The central story of the last 10-20 years can be distilled down to the following story: emerging developing economies (EDEs) sell raw materials to China, who convert these materials into goods purchased by the US, Japan and EU. First, let's look at how these regions are tied together.

The above chart compares Latin American indices (represented by the GML ETF in blue) and the Chinese index. While the two have not always traded in complete synch, we see a strong correlation in 2010-100 and 2013. The reason is Latin American economies are raw materials exporters.

And we see a very similar relationship between the Chinese market (in black) and the emerging markets in general (in blue). It's not always a strong relationship (see the really in blue in 2012 compared to the fall in China). But there are periods of strong correlation.

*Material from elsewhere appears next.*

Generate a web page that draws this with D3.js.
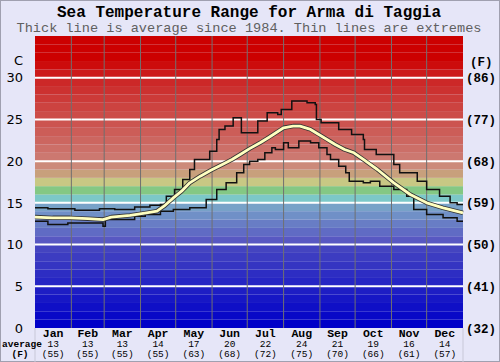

Here's the basic problem, as shown on an IMF chart:

(Click for a bigger picture)

All of the emerging economies printed slower growth in 2012. Also note the slowdown in exports and imports for the region. Exports dropped because of a slowing world growth environment and imports slowed because of slower overall growth, meaning less internal consumption. As the same IMF report noted:

At 5 percent in 2013 and about 5½ percent in 2014, growth in emerging market and developing economies is now expected to evolve at a more moderate pace, some ¼ percentage points slower than in the April 2013 WEO. This embodies weaker prospects across all regions. In China, growth will average 7¾ percent in 2013-14, ¼ and ½ percentage points lower in 2013 and 2014, respectively, than the April 2013 forecast. Forecasts for the remaining BRICS have been revised down as well, by ¼ to ¾ percentage points. The outlook for many commodity exporters (including those among the BRICS) has also deteriorated due to lower commodity prices. Growth in sub-Saharan Africa will be weaker, as some of its largest economies (Nigeria, South Africa) struggle with domestic problems and weaker external demand. Growth in some economies in the Middle East and North Africa remains weak because of difficult political and economic transitions.

Remember trade is essential to all of these developing economies. Here's a chart from the world bank that shows the importance:

All of these countries will continue to grow, largely because China will continue to be an exporter. And when their goods and services prove too expensive because of rising input costs, other countries will emerge that can provide for the assembly of these products.

Also note that these countries are raw material exporters, so the fact that commodities are at low prices almost across the board right now (with the exception of oil) is hurting.

At the same time, consider this graph from Barry over at the Big Picture:

The bottom line is emerging markets have proven to be big winners for a majority of the time over the last 10 years.